Niertser Karnevalsmotto
Ablösung für den Pajas, der den ganzen Tag Wurst einsammelt, ist nur fair. Denn der Zug in Nierst ist bekanntermaßen lang, und gestern bei Kaiserwetter waren die Jecken von „Kött on Kleen“ zudem in bester Feierlaune. Insgesamt zwölf Motto-Wagen schickten sie auf den Asphalt.
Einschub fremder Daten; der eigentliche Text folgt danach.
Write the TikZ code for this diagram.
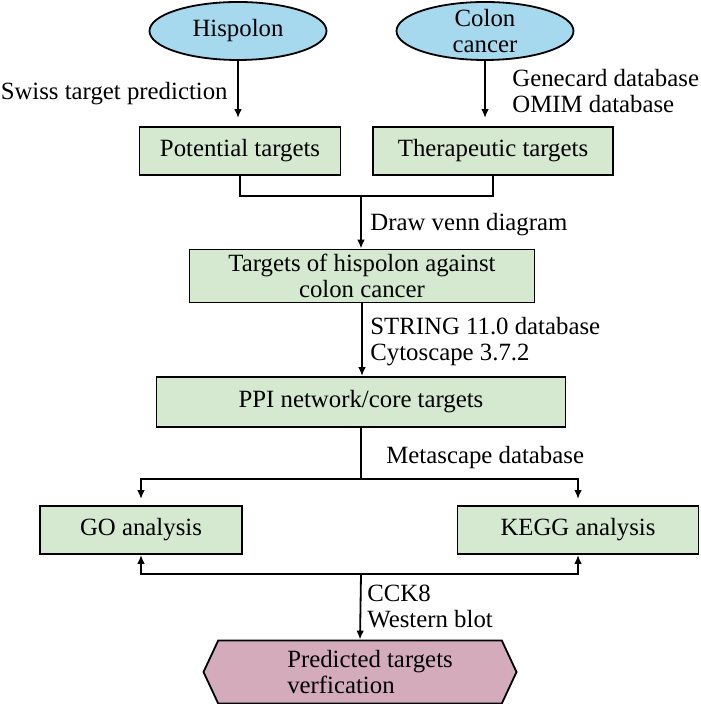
\documentclass[tikz,border=0pt]{standalone}
\usepackage{fontspec}
\setmainfont{Liberation Serif}
\usetikzlibrary{shapes.geometric,shapes.symbols,arrows.meta}
\definecolor{azul}{RGB}{166,216,238}
\definecolor{verde}{RGB}{213,232,208}
\definecolor{rosa}{RGB}{211,171,186}
\tikzset{
  elipse/.style={ellipse, draw, line width=0.9pt, fill=azul, minimum width=88.5pt, minimum height=29pt},
  caja/.style={rectangle, draw, line width=0.9pt, fill=verde, minimum height=24pt, inner ysep=1pt, align=center},
  hexa/.style={signal, signal to=west and east, signal pointer angle=130, draw, line width=0.9pt, fill=rosa, minimum width=156.5pt, minimum height=31.5pt, align=left},
  etiqueta/.style={inner sep=0pt, align=left},
  flecha/.style={line width=0.9pt, -{Latex[length=4.5pt,width=3.8pt]}},
  linea/.style={line width=0.9pt}
}
\begin{document}
\begin{tikzpicture}[x=0.5pt, y=-0.5pt, font=\fontsize{12.4pt}{13pt}\selectfont]
  \useasboundingbox (0,0) rectangle (700,704);

  % Dibujar las elipses de partida
  \node[elipse, label={[align=center]center:Hispolon}] (hisp) at (238,31) {};
  \node[elipse, label={[align=center]center:Colon\\cancer}] (colon) at (485,31) {};

  % Dibujar las cajas
  \node[caja, minimum width=100.5pt] (pot) at (240,151) {Potential targets};
  \node[caja, minimum width=120pt] (ther) at (493,151) {Therapeutic targets};
  \node[caja, minimum width=172.5pt, minimum height=26.5pt] (targ) at (362,276) {Targets of hispolon against\\colon cancer};
  \node[caja, minimum width=204.5pt, minimum height=25pt] (ppi) at (361,402) {PPI network/core targets};
  \node[caja, minimum width=101pt] (go) at (141,530) {GO analysis};
  \node[caja, minimum width=120.5pt] (kegg) at (578,530) {KEGG analysis};
  \node[hexa] (verif) at (360,672) {\hspace*{10pt}Predicted targets\\\hspace*{10pt}verfication};

  % Puntos de union
  \coordinate (union) at (361,196);
  \coordinate (split) at (361,479);
  \coordinate (merge) at (361,574);

  % Etiquetar las flechas
  \node[etiqueta, anchor=east] (swiss) at (228,94) {Swiss target prediction};
  \node[etiqueta, anchor=west] (gene) at (512,91) {Genecard database\\OMIM database};
  \node[etiqueta, anchor=west] (venn) at (370,225) {Draw venn diagram};
  \node[etiqueta, anchor=west] (string) at (370,342) {STRING 11.0 database\\Cytoscape 3.7.2};
  \node[etiqueta, anchor=west] (meta) at (386,458) {Metascape database};
  \node[etiqueta, anchor=west] (cck) at (367,606) {CCK8\\Western blot};

  % Dibujar las flechas
  \draw[flecha, shorten >=4pt] (hisp.south) -- (hisp.south |- pot.north);
  \draw[flecha, shorten >=4pt] (colon.south) -- (colon.south |- ther.north);
  \draw[linea] (pot.south) |- (union) -| (ther.south);
  \draw[flecha] (union) -- (union |- targ.north);
  \draw[flecha] (targ.south) -- (targ.south |- ppi.north);
  \draw[linea] (ppi.south) -- (split);
  \draw[flecha, shorten >=3pt] (split) -| (go.north);
  \draw[flecha, shorten >=3pt] (split) -| (kegg.north);
  \draw[flecha] (merge) -| (go.south);
  \draw[flecha] (merge) -| (kegg.south);
  \draw[flecha] (merge) -- (verif.north);
\end{tikzpicture}
\end{document}
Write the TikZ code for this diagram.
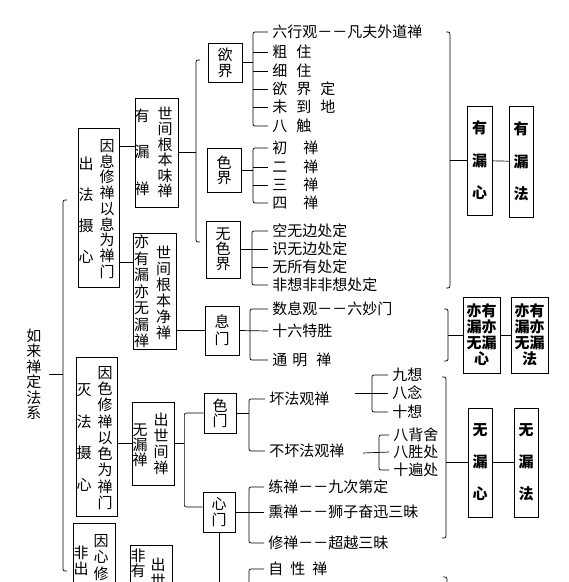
\documentclass[tikz,border=0pt]{standalone}
\usepackage{fontspec}
\newfontfamily\cjk{Noto Sans CJK SC}
\usetikzlibrary{positioning}
\newcommand\vfont[1]{\cjk\fontsize{15}{#1}\selectfont}

\begin{document}
\begin{tikzpicture}[
  x=1pt, y=-1pt, line width=0.7pt,
  box/.style={draw, inner sep=0pt},
  col/.style={align=center, inner sep=0pt, font=\vfont{#1}},
  col/.default=16,
  item/.style={anchor=west, inner xsep=4pt, inner ysep=0pt, font=\vfont{15}},
  heavy/.style={align=center, inner sep=0pt, font=\vfont{#1}\bfseries},
  brk/.style={rounded corners=2pt},
]
\path[use as bounding box, clip] (0,0) rectangle (569,582);

% root
\node[col=15.5] (root) at (34,374) {如\\来\\禅\\定\\法\\系};
\coordinate (s-root) at (63,374);
\draw[brk] (67,200) -| (s-root) |- (67,571);
\draw ([xshift=7pt]root.east) -- (s-root);

% first level
\node[box, minimum width=41pt, minimum height=159pt] (b1) at (98.5,207.5) {};
\node[col=31] (b1a) at (86,210) {出\\法\\摄\\心};
\node[col=15.75] (b1b) at (107,209) {因\\息\\修\\禅\\以\\息\\为\\禅\\门};
\node[box, minimum width=41pt, minimum height=159pt] (b2) at (96.5,436.5) {};
\node[col=31.7] (b2a) at (84,437.5) {灭\\法\\摄\\心};
\node[col=16.25] (b2b) at (105,438) {因\\色\\修\\禅\\以\\色\\为\\禅\\门};
\node[box, minimum width=42pt, minimum height=159pt] (b3) at (94,602.5) {};
\node[col=16] (b3a) at (81,561) {非\\出};
\node[col=16.5] (b3b) at (101,557.5) {因\\心\\修};

% second level
\node[box, minimum width=43pt, minimum height=109pt] (yl) at (156.5,152.5) {};
\node[col=36.5] (yl-a) at (142,152) {有\\漏\\禅};
\node[col=15.5] (yl-b) at (165,152.5) {世\\间\\根\\本\\味\\禅};
\node[box, minimum width=43pt, minimum height=116pt] (yw) at (154.5,291) {};
\node[col=16.5] (yw-a) at (141.5,291.5) {亦\\有\\漏\\亦\\无\\漏\\禅};
\node[col=16] (yw-b) at (163.5,293) {世\\间\\根\\本\\净\\禅};
\node[box, minimum width=42pt, minimum height=83pt] (cs) at (153,443.5) {};
\node[col=15] (cs-a) at (140,445) {无\\漏\\禅};
\node[col=16] (cs-b) at (161,444) {出\\世\\间\\禅};
\node[box, minimum width=42pt, minimum height=83pt] (fy) at (151,586.5) {};
\node[col=15] (fy-a) at (138,563.5) {非\\有};
\node[col=16] (fy-b) at (158,572) {出\\世};

\draw ([yshift=6pt]yl.west -| b1.east) -- ([yshift=6pt]yl.west);
\draw ([yshift=29pt]yw.west -| b1.east) -- ([yshift=29pt]yw.west);
\draw (cs.west -| b2.east) -- (cs.west);

% third level
\node[box, col=16, minimum width=34pt, minimum height=39pt] (yj) at (225,62.5) {欲\\界};
\node[box, col=15, minimum width=34pt, minimum height=44pt] (sj) at (224,170) {色\\界};
\node[box, col=15, minimum width=34pt, minimum height=57pt] (wsj) at (223,249.5) {无\\色\\界};
\node[box, col=17, minimum width=34pt, minimum height=49pt] (xm) at (222,330.5) {息\\门};
\node[box, col=15, minimum width=32pt, minimum height=40pt] (sm) at (220,413) {色\\门};
\node[box, col=16, minimum width=32pt, minimum height=40pt] (xinm) at (219,512) {心\\门};

\coordinate (s0) at (196,0);
\draw[brk] (200,60) -| (s0 |- yl.east) |- (200,242);
\draw (yl.east) -- (yl.east -| s0);
\draw (yw.east |- xm.west) -- (xm.west);
\draw (cs.east) -- ([xshift=10pt]cs.east);
\draw[brk] (sm.west) -| ([xshift=10pt]cs.east) |- ([yshift=5pt]xinm.west);

% items of 欲界
\coordinate (s1) at (253,0);
\node[item] (y1) at (268,32) {六行观－－凡夫外道禅};
\node[item] (y2) at (268,52) {粗\hspace{9pt}住};
\node[item] (y3) at (268,71) {细\hspace{9pt}住};
\node[item] (y4) at (268,89) {欲\hspace{9pt}界\hspace{9pt}定};
\node[item] (y5) at (268,107) {未\hspace{9pt}到\hspace{9pt}地};
\node[item] (y6) at (268,126) {八\hspace{9pt}触};
\draw[brk] (y1.west) -| (s1 |- yj.east) |- (y6.west);
\foreach \n in {y2,y3,y4,y5} \draw (\n.west -| s1) -- (\n.west);
\draw (yj.east) -- (yj.east -| s1);

% items of 色界
\node[item] (c1) at (268,148) {初\hspace{16pt}禅};
\node[item] (c2) at (268,167) {二\hspace{16pt}禅};
\node[item] (c3) at (268,185) {三\hspace{16pt}禅};
\node[item] (c4) at (268,203) {四\hspace{16pt}禅};
\draw[brk] (c1.west) -| (s1 |- sj.east) |- (c4.west);
\foreach \n in {c2,c3} \draw (\n.west -| s1) -- (\n.west);
\draw (sj.east) -- (sj.east -| s1);

% items of 无色界
\coordinate (s2) at (252,0);
\node[item] (w1) at (268,231) {空无边处定};
\node[item] (w2) at (268,249) {识无边处定};
\node[item] (w3) at (268,267) {无所有处定};
\node[item] (w4) at (268,285) {非想非非想处定};
\draw[brk] (w1.west) -| (s2 |- wsj.east) |- (w4.west);
\foreach \n in {w2,w3} \draw (\n.west -| s2) -- (\n.west);
\draw (wsj.east) -- (wsj.east -| s2);

% items of 息门
\coordinate (s3) at (250,0);
\node[item] (x1) at (268,309) {数息观－－六妙门};
\node[item] (x2) at (268,331) {十六特胜};
\node[item] (x3) at (268,360) {通\hspace{5pt}明\hspace{9pt}禅};
\draw[brk] (x1.west) -| (s3 |- x2.west) |- (x3.west);
\draw (xm.east) -- (x2.west);

% items of 色门
\coordinate (s4) at (249,0);
\node[item] (hf) at (265,399) {坏法观禅};
\node[item] (bf) at (265,451) {不坏法观禅};
\draw[brk] (hf.west) -| (s4 |- sm.east) |- (bf.west);
\draw (sm.east) -- (sm.east -| s4);

\coordinate (hf-e) at (355,393);
\coordinate (s5) at (372,0);
\node[item] (k1) at (388,375) {九想};
\node[item] (k2) at (388,393) {八念};
\node[item] (k3) at (388,412) {十想};
\draw[brk] (k1.west) -| (s5 |- k2.west) |- (k3.west);
\draw (hf-e) -- (k2.west);

\coordinate (bf-e) at (363,453);
\coordinate (s6) at (379,0);
\node[item] (m1) at (389,435) {八背舍};
\node[item] (m2) at (389,452) {八胜处};
\node[item] (m3) at (389,470) {十遍处};
\draw[brk] (m1.west) -| (s6 |- m2.west) |- (m3.west);
\draw (bf-e) -- (m2.west);

% items of 心门
\node[item] (n1) at (264,487) {练禅－－九次第定};
\node[item] (n2) at (264,512) {熏禅－－狮子奋迅三昧};
\node[item] (n3) at (264,543) {修禅－－超越三昧};
\draw[brk] (n1.west) -| (s4 |- n2.west) |- (n3.west);
\draw (xinm.east) -- (n2.west);

\coordinate (s7) at (249,600);
\node[item] (zx) at (264,569) {自\hspace{7pt}性\hspace{7pt}禅};
\draw[brk] (zx.west) -| (s7);
\draw (xinm.south) -- (xinm.south |- s7);

% right side
\node[box, heavy=32.5, minimum width=25pt, minimum height=109pt] (yx) at (479.5,160.5) {有\\漏\\心};
\node[box, heavy=32.5, minimum width=24pt, minimum height=111pt] (yf) at (521,161.5) {有\\漏\\法};
\node[box, heavy=16, minimum width=37pt, minimum height=76pt] (yyx) at (481.5,335) {亦有\\漏亦\\无漏\\心};
\node[box, heavy=16, minimum width=37pt, minimum height=76pt] (yyf) at (529.5,335) {亦有\\漏亦\\无漏\\法};
\node[box, heavy=32, minimum width=24pt, minimum height=109pt] (wx) at (480,462.5) {无\\漏\\心};
\node[box, heavy=32, minimum width=24pt, minimum height=109pt] (wf) at (526,462.5) {无\\漏\\法};

\coordinate (r1) at (450,0);
\coordinate (r2) at (448,0);
\coordinate (r3) at (446,0);
\draw[brk] (446,32) -| (r1 |- yx.west) |- (446,288);
\draw[brk] (444,309) -| (r2 |- yyx.west) |- (444,361);
\draw[brk] (442,377) -| (r3 |- wx.west) |- (442,538);
\draw[brk] (443,577) -| (447,600);
\draw (yx.west -| r1) -- (yx.west);
\draw (yyx.west -| r2) -- (yyx.west);
\draw (wx.west -| r3) -- (wx.west);
\draw (yx) -- (yf);
\draw (yyx) -- (yyf);
\draw (wx) -- (wf);
\end{tikzpicture}
\end{document}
Und neben „Ghetto“ gab es noch ganz andere Interpretationen vom schönen „Neesch am Ring“. Sechs Wochen bastelten Ulf Marx und seine Kameraden etwa am Pappmaschee-Berg samt Gondel namens „Kullenbergbahn“. „Rhein und Berg, das ist für uns einfach die perfekte Heimat.“ Es kurvte aber auch ein respektables „Wikinger-Schiff“ mit zottelig aussehender Mannschaft durchs Dorf, ein Wagen voller Computer-Helden à la „Super-Mario“, ein Nest voller „Neescher-Adler“, „Die Minions“, ein bunter Bauernhof mit allerlei Getier oder wilde Piraten, die aus einer mit Schilfgras gesäumten Blockhütte bunte Plastikkugeln in die Menge ploppten.
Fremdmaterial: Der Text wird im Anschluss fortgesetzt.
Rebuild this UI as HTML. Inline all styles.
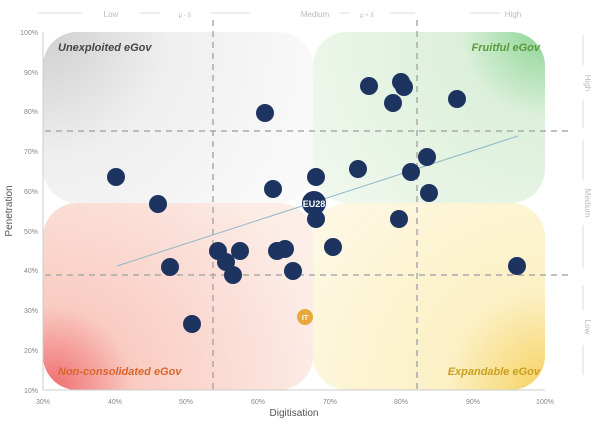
<!DOCTYPE html>
<html><head><meta charset="utf-8"><style>
body{margin:0;background:#fff;}
svg{display:block;font-family:"Liberation Sans",sans-serif;}
</style></head><body>
<svg width="600" height="424" viewBox="0 0 600 424">
<defs>
<radialGradient id="g1" cx="43" cy="32" r="280" gradientUnits="userSpaceOnUse">
<stop offset="0" stop-color="#cfcfcf"/><stop offset="0.45" stop-color="#efefef"/><stop offset="1" stop-color="#f9f9f9"/></radialGradient>
<radialGradient id="g2" cx="545" cy="32" r="280" gradientUnits="userSpaceOnUse">
<stop offset="0" stop-color="#8ad494"/><stop offset="0.3" stop-color="#dcf0da"/><stop offset="1" stop-color="#f1f8ef"/></radialGradient>
<radialGradient id="g3" cx="50" cy="390" r="280" gradientUnits="userSpaceOnUse">
<stop offset="0" stop-color="#f06a6e"/><stop offset="0.3" stop-color="#f9ccc2"/><stop offset="1" stop-color="#fcede7"/></radialGradient>
<radialGradient id="g4" cx="545" cy="390" r="280" gradientUnits="userSpaceOnUse">
<stop offset="0" stop-color="#f6d262"/><stop offset="0.35" stop-color="#fcf0c4"/><stop offset="1" stop-color="#fef8e4"/></radialGradient>
</defs>
<rect x="43" y="32" width="270" height="171" rx="34" fill="url(#g1)"/>
<rect x="313" y="32" width="232" height="171" rx="34" fill="url(#g2)"/>
<rect x="43" y="203" width="270" height="187" rx="34" fill="url(#g3)"/>
<rect x="313" y="203" width="232" height="187" rx="34" fill="url(#g4)"/>
<line x1="43" y1="32" x2="43" y2="390" stroke="#ccc"/>
<line x1="43" y1="390" x2="545" y2="390" stroke="#ccc"/>
<g stroke="#aaa" stroke-width="1.5" stroke-dasharray="6,5">
<line x1="213" y1="20" x2="213" y2="390"/><line x1="417" y1="20" x2="417" y2="390"/>
<line x1="45" y1="131" x2="568" y2="131"/><line x1="45" y1="275" x2="568" y2="275"/>
</g>
<line x1="117" y1="266" x2="518" y2="136" stroke="#8fb8c8" stroke-width="1"/>
<g font-size="7" fill="#888" text-anchor="end">
<text x="38" y="35">100%</text><text x="38" y="75">90%</text><text x="38" y="114">80%</text><text x="38" y="154">70%</text><text x="38" y="194">60%</text><text x="38" y="234">50%</text><text x="38" y="273">40%</text><text x="38" y="313">30%</text><text x="38" y="353">20%</text><text x="38" y="393">10%</text>
</g>
<g font-size="7" fill="#888" text-anchor="middle">
<text x="43" y="404">30%</text><text x="115" y="404">40%</text><text x="186" y="404">50%</text><text x="258" y="404">60%</text><text x="330" y="404">70%</text><text x="401" y="404">80%</text><text x="473" y="404">90%</text><text x="545" y="404">100%</text>
</g>
<text x="294" y="416" font-size="10" fill="#555" text-anchor="middle">Digitisation</text>
<text transform="translate(12,211) rotate(-90)" font-size="10" fill="#555" text-anchor="middle">Penetration</text>
<g font-size="8" fill="#bbb" text-anchor="middle">
<text x="111" y="17">Low</text><text x="315" y="17">Medium</text><text x="513" y="17">High</text>
<text x="185" y="17" font-size="6">μ - δ</text><text x="367" y="17" font-size="6">μ + δ</text>
</g>
<g stroke="#ddd"><line x1="38" y1="13" x2="82" y2="13"/><line x1="140" y1="13" x2="160" y2="13"/><line x1="210" y1="13" x2="250" y2="13"/><line x1="340" y1="13" x2="350" y2="13"/><line x1="390" y1="13" x2="415" y2="13"/><line x1="470" y1="13" x2="500" y2="13"/></g>
<g font-size="8" fill="#bbb" text-anchor="middle">
<text transform="translate(585,83) rotate(90)">High</text>
<text transform="translate(585,203) rotate(90)">Medium</text>
<text transform="translate(585,327) rotate(90)">Low</text>
</g>
<g stroke="#ddd"><line x1="583" y1="35" x2="583" y2="65"/><line x1="583" y1="100" x2="583" y2="128"/><line x1="583" y1="140" x2="583" y2="180"/><line x1="583" y1="225" x2="583" y2="268"/><line x1="583" y1="285" x2="583" y2="310"/><line x1="583" y1="345" x2="583" y2="375"/></g>
<g font-size="11" font-weight="bold" font-style="italic">
<text x="58" y="51" fill="#444">Unexploited eGov</text>
<text x="540" y="51" fill="#5b9a3c" text-anchor="end">Fruitful eGov</text>
<text x="58" y="375" fill="#d9652b">Non-consolidated eGov</text>
<text x="540" y="375" fill="#c9a020" text-anchor="end">Expandable eGov</text>
</g>
<g fill="#1d3461">
<circle cx="116" cy="177" r="9"/><circle cx="158" cy="204" r="9"/><circle cx="170" cy="267" r="9"/><circle cx="192" cy="324" r="9"/><circle cx="218" cy="251" r="9"/><circle cx="226" cy="262" r="9"/><circle cx="233" cy="275" r="9"/><circle cx="240" cy="251" r="9"/><circle cx="265" cy="113" r="9"/><circle cx="273" cy="189" r="9"/><circle cx="277" cy="251" r="9"/><circle cx="285" cy="249" r="9"/><circle cx="293" cy="271" r="9"/><circle cx="316" cy="177" r="9"/><circle cx="316" cy="219" r="9"/><circle cx="333" cy="247" r="9"/><circle cx="358" cy="169" r="9"/><circle cx="369" cy="86" r="9"/><circle cx="393" cy="103" r="9"/><circle cx="399" cy="219" r="9"/><circle cx="401" cy="82" r="9"/><circle cx="404" cy="87" r="9"/><circle cx="411" cy="172" r="9"/><circle cx="427" cy="157" r="9"/><circle cx="429" cy="193" r="9"/><circle cx="457" cy="99" r="9"/><circle cx="517" cy="266" r="9"/>
<circle cx="314" cy="203" r="12"/>
</g>
<text x="314" y="207" font-size="9" font-weight="bold" fill="#fff" text-anchor="middle">EU28</text>
<circle cx="305" cy="317" r="8" fill="#e8a93a"/>
<text x="305" y="320" font-size="7" font-weight="bold" fill="#fff" text-anchor="middle">IT</text>
</svg>
</body></html>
Aber was wäre all das ohne blaues, jeckes Blut? Direkt hinter dem wurstigen Pajas marschierte Prinz Markus I. mit seinem Gefolge. Schon vor 25 Jahren träumte er davon, später mal dieses Amt inne zu haben. „Damals war ich noch Kinderprinz“, erklärte der inzwischen 36-jährige Markus Neuhausen. Sichtlich in guter Laune zeigte sich auch das amtierende Kinderprinzenpaar: Vom knallbunten Hippie-Bus aus warfen Prinzessin Lina und Prinz Jannik Kamelle und riefen „Neesch Helau!“
Ein echtes Nierster Urgestein ist auch Fahnenschwenker Gerd Rose. Mehr als ein Vierteljahrhundert lang eröffnet er bereits den Zug. „1982 war mein Mann auch der Prinz“, berichtete Inge Rose (67), die selbst im Frauen- und Seniorenkarneval aktiv ist.